Exercise directions: Keep to the lines from the line containing "Clone this chart in matplotlib." through the line containing "ax.tick_params(axis='x', length=0, pad=20)": copy them exactly and leave every picture out.

Input rows:
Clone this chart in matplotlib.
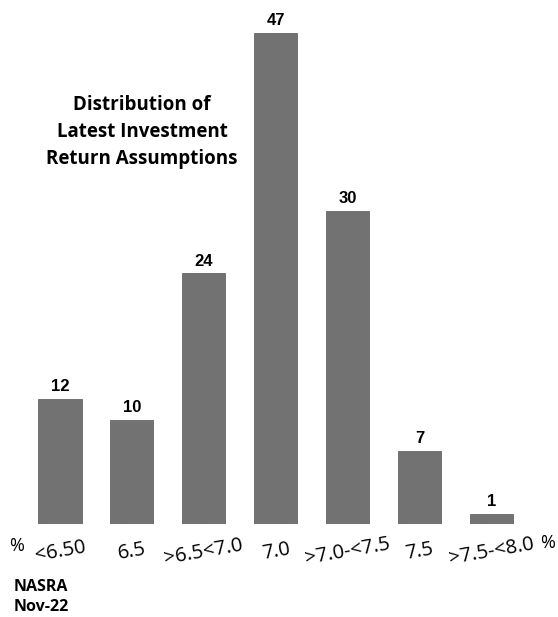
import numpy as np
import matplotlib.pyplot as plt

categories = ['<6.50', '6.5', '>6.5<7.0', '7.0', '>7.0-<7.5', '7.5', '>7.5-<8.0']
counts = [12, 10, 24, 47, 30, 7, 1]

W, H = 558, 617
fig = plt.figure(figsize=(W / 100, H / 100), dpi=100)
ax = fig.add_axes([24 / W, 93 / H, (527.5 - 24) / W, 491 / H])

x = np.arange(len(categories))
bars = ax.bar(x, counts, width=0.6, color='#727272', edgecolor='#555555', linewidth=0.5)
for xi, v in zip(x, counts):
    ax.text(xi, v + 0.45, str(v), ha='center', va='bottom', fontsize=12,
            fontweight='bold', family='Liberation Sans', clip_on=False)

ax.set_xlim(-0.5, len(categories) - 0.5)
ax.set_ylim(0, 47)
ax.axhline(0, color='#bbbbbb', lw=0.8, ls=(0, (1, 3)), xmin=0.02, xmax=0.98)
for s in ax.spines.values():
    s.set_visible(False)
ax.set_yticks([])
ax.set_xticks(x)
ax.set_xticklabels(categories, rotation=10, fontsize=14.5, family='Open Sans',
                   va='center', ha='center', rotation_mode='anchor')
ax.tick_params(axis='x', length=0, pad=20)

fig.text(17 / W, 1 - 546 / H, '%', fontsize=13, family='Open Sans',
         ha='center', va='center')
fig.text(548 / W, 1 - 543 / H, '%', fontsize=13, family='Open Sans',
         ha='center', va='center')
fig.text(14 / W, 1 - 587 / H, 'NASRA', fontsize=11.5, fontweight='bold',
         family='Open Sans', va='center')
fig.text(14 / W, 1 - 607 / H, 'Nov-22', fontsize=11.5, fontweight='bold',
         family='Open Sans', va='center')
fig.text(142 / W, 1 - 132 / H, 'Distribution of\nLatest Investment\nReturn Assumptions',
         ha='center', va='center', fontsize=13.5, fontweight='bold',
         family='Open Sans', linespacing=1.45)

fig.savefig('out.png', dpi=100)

* * *

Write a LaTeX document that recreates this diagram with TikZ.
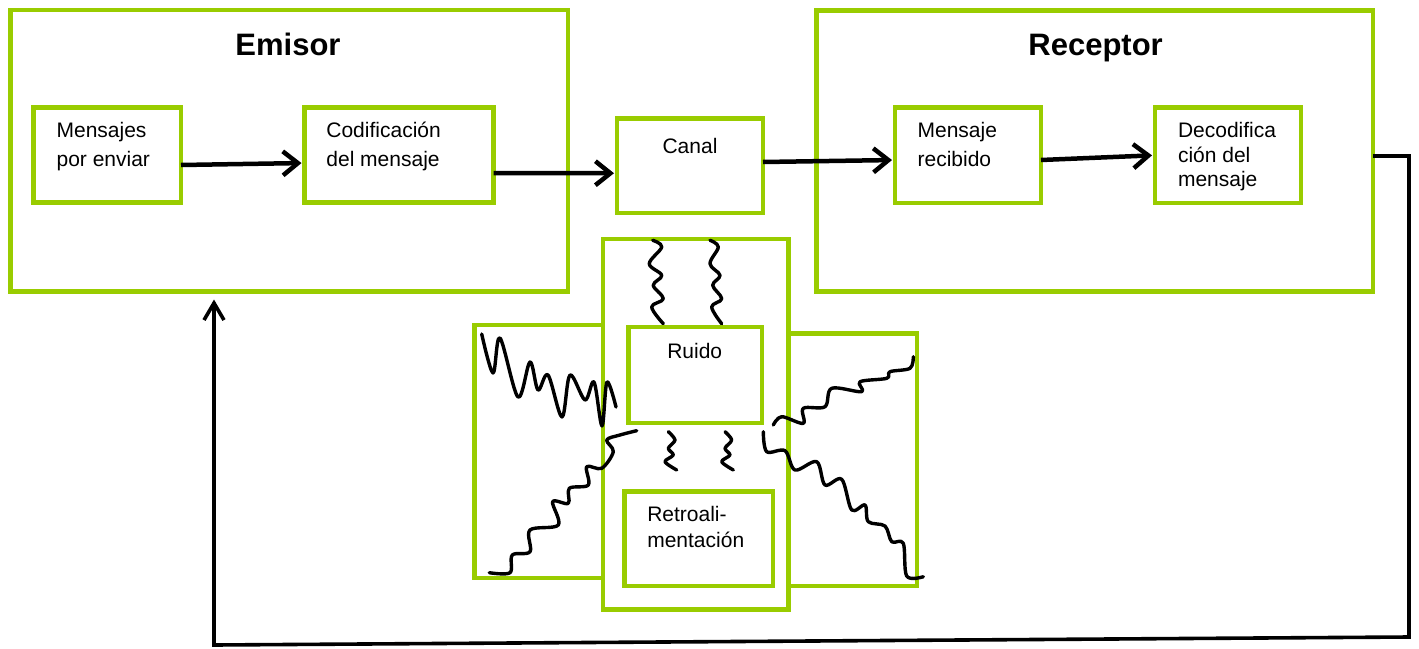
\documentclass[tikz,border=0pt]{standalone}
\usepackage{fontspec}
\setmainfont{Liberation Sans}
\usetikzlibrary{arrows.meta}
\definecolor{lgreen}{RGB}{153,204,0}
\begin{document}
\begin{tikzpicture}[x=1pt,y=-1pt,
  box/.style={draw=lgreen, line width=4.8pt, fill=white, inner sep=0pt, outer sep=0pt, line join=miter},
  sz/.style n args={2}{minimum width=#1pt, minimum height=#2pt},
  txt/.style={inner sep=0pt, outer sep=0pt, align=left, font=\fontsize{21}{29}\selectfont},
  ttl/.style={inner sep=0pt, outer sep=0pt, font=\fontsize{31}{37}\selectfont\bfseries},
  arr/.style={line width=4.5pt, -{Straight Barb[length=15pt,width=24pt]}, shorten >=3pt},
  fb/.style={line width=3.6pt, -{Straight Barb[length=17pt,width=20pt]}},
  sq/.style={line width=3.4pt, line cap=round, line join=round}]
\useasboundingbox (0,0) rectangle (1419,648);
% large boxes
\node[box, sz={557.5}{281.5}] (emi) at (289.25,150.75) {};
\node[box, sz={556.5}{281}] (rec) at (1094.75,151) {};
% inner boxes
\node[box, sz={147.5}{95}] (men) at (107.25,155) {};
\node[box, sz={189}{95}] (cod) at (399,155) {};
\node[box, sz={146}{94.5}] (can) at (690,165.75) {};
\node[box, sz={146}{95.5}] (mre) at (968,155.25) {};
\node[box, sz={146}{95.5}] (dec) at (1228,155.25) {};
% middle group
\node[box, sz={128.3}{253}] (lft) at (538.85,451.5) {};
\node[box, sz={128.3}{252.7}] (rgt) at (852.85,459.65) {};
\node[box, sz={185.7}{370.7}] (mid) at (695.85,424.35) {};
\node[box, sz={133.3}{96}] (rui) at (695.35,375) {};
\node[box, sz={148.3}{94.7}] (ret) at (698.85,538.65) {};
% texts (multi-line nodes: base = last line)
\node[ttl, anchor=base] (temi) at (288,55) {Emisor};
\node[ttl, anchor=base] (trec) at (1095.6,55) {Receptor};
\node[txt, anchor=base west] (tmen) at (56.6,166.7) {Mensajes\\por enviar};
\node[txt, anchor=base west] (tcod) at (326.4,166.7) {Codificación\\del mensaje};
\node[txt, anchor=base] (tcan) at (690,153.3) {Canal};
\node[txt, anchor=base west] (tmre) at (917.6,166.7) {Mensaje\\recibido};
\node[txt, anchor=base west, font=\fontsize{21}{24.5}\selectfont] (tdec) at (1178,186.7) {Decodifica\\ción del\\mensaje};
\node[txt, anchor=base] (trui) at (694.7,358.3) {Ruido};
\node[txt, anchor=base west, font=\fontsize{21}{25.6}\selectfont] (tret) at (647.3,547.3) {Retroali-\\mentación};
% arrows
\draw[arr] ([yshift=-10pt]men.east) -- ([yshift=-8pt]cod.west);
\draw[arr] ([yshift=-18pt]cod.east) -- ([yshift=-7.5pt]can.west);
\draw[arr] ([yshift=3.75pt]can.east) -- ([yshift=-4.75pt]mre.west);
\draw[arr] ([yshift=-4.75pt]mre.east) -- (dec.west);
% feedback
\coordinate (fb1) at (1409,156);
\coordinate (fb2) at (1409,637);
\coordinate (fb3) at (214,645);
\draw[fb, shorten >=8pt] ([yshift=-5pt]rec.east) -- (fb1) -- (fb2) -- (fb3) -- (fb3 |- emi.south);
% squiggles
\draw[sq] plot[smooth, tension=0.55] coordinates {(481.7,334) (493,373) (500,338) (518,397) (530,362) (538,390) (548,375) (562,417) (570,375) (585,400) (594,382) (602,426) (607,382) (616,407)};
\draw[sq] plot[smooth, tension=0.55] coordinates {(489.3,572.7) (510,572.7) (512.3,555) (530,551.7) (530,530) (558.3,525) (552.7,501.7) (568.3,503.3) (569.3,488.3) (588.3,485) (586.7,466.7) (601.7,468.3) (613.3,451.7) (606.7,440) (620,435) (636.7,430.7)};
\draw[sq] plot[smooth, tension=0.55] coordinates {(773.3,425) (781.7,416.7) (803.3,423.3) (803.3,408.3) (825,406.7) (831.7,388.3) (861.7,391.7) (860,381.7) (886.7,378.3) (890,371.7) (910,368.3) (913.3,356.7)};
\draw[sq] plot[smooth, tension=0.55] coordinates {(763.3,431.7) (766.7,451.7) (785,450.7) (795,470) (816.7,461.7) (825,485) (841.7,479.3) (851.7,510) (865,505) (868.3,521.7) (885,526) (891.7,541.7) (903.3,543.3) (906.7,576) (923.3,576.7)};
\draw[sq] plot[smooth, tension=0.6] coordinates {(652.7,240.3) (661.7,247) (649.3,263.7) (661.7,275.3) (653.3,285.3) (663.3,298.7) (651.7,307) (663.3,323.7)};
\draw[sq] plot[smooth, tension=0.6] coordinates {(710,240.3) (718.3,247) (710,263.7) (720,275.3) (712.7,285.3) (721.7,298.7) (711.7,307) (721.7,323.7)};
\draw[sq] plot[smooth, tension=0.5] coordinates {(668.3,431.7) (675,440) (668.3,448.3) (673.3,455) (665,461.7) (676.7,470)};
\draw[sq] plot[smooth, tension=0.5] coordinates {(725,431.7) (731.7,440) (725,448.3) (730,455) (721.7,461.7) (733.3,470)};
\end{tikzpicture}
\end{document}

==

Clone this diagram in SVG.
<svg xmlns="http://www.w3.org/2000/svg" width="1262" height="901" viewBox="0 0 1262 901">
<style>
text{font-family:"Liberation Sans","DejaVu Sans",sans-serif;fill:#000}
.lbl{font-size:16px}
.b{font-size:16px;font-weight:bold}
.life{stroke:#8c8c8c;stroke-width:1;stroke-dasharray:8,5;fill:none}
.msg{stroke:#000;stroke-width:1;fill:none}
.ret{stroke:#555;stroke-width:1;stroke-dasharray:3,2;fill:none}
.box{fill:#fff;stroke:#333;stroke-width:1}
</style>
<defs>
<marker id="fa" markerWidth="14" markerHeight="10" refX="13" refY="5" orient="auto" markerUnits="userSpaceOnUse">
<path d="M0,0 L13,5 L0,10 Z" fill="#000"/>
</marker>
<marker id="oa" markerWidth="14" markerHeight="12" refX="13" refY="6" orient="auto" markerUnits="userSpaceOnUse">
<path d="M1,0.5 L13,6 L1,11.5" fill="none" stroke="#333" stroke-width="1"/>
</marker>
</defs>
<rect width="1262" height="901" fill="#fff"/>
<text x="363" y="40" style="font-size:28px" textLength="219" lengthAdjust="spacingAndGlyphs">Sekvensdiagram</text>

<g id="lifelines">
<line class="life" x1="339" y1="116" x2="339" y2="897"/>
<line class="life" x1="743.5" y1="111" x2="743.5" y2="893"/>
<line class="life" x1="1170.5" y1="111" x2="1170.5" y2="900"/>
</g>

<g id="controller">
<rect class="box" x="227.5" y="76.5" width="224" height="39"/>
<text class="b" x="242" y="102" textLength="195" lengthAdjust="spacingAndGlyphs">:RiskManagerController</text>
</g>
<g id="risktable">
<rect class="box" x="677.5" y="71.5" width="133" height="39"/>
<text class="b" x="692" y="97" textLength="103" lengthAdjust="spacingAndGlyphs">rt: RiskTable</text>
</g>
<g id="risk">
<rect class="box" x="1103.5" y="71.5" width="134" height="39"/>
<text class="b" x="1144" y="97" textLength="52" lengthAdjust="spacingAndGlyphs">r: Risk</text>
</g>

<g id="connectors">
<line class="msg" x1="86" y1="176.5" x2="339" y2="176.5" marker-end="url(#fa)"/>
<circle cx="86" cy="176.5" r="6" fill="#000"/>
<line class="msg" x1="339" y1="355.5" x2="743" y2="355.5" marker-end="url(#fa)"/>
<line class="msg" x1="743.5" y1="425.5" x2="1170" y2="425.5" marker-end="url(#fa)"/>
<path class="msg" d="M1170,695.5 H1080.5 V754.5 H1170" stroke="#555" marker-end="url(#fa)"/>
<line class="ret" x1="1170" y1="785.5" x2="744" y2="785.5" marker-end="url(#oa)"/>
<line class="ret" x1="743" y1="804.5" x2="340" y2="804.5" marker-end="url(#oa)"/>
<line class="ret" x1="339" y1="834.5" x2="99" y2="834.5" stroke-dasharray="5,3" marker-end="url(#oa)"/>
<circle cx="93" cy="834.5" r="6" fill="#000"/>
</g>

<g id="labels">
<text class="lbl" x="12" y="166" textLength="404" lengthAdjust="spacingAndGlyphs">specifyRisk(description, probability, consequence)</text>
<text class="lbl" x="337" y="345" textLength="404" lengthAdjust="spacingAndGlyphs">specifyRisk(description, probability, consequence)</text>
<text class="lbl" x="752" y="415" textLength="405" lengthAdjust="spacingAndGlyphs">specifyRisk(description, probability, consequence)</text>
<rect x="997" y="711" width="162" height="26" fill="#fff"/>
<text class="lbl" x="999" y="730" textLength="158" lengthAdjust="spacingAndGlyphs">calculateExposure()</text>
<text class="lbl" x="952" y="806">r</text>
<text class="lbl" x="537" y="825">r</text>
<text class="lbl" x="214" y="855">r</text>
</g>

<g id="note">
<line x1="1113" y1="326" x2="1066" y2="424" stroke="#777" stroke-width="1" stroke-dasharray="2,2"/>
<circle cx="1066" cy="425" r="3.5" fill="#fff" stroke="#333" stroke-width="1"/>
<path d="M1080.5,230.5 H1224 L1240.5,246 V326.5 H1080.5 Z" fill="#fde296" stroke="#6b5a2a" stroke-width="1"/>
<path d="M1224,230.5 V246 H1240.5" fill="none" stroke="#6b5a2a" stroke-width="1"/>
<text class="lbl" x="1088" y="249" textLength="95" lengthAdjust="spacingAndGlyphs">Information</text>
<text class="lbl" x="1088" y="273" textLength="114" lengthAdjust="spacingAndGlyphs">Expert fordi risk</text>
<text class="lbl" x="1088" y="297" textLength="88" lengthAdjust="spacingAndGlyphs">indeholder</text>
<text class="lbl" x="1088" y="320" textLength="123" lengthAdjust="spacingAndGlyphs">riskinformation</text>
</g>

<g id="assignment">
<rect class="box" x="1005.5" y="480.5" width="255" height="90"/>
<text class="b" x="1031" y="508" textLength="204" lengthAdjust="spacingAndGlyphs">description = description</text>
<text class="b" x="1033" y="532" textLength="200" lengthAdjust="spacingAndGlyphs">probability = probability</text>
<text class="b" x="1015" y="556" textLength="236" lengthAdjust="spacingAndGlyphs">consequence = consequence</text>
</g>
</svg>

Response below:
Clone this chart in matplotlib.
import numpy as np
import matplotlib.pyplot as plt

categories = ['<6.50', '6.5', '>6.5<7.0', '7.0', '>7.0-<7.5', '7.5', '>7.5-<8.0']
counts = [12, 10, 24, 47, 30, 7, 1]

W, H = 558, 617
fig = plt.figure(figsize=(W / 100, H / 100), dpi=100)
ax = fig.add_axes([24 / W, 93 / H, (527.5 - 24) / W, 491 / H])

x = np.arange(len(categories))
bars = ax.bar(x, counts, width=0.6, color='#727272', edgecolor='#555555', linewidth=0.5)
for xi, v in zip(x, counts):
    ax.text(xi, v + 0.45, str(v), ha='center', va='bottom', fontsize=12,
            fontweight='bold', family='Liberation Sans', clip_on=False)

ax.set_xlim(-0.5, len(categories) - 0.5)
ax.set_ylim(0, 47)
ax.axhline(0, color='#bbbbbb', lw=0.8, ls=(0, (1, 3)), xmin=0.02, xmax=0.98)
for s in ax.spines.values():
    s.set_visible(False)
ax.set_yticks([])
ax.set_xticks(x)
ax.set_xticklabels(categories, rotation=10, fontsize=14.5, family='Open Sans',
                   va='center', ha='center', rotation_mode='anchor')
ax.tick_params(axis='x', length=0, pad=20)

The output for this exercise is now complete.